FBB made a huge difference on many levels. We reduced the hideous overhead bridge by 3,200 linear feet and forced broad changes that will save taxpayers somewhere between $28.5 and $35 million dollars. We successfully delayed the project by nearly 3 years. A project that was said to not be possible of being delayed. That has allowed citizen input to actually occur. More intersections are being introduced to mitigate the "barrier affect" and subsequently slow traffic with more stops. A greater concern for crosswalks, bike lanes, and how the Boulevard interacts with the areas it bifurcates has occurred. Parallel parking has been introduced and the quantity of lanes and width of lanes diminished. The broader conversation regarding impacts has caused a political commitment to invest in rehabilitation and greater walkability investment to the streets leading up to the Boulevard.

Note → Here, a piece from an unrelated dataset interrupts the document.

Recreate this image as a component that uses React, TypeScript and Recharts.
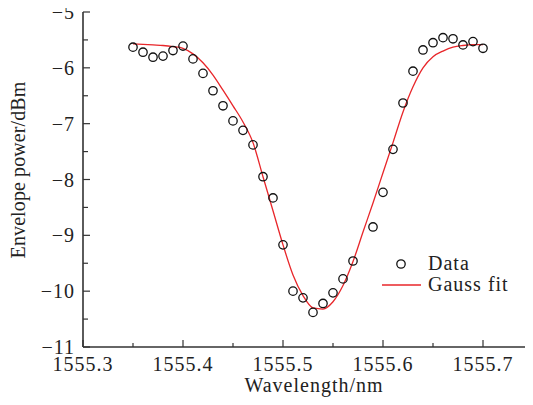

Is it perfect? Hell no. Is it "better"? Hell yes.
We could have probably accomplished more if everyone was towing the same rope. There seemed to be a lack of recognition by urbanists that a "grid" option was never a politically viable option on all sorts of levels.
Some of your other commentary is fairly spot on. I am just a bit tired of the narrative that FBB failed somehow. We worked our a** off and forced a great many arrogant people to have to modify the design of their project. And they hate us for it.
I guess that is where the rub exists. This community is in transition with generational thinking. Suburban perogatives versus urbanity. The only way that positive change can occur is to get involved, get elected, or somehow else get a seat at the table.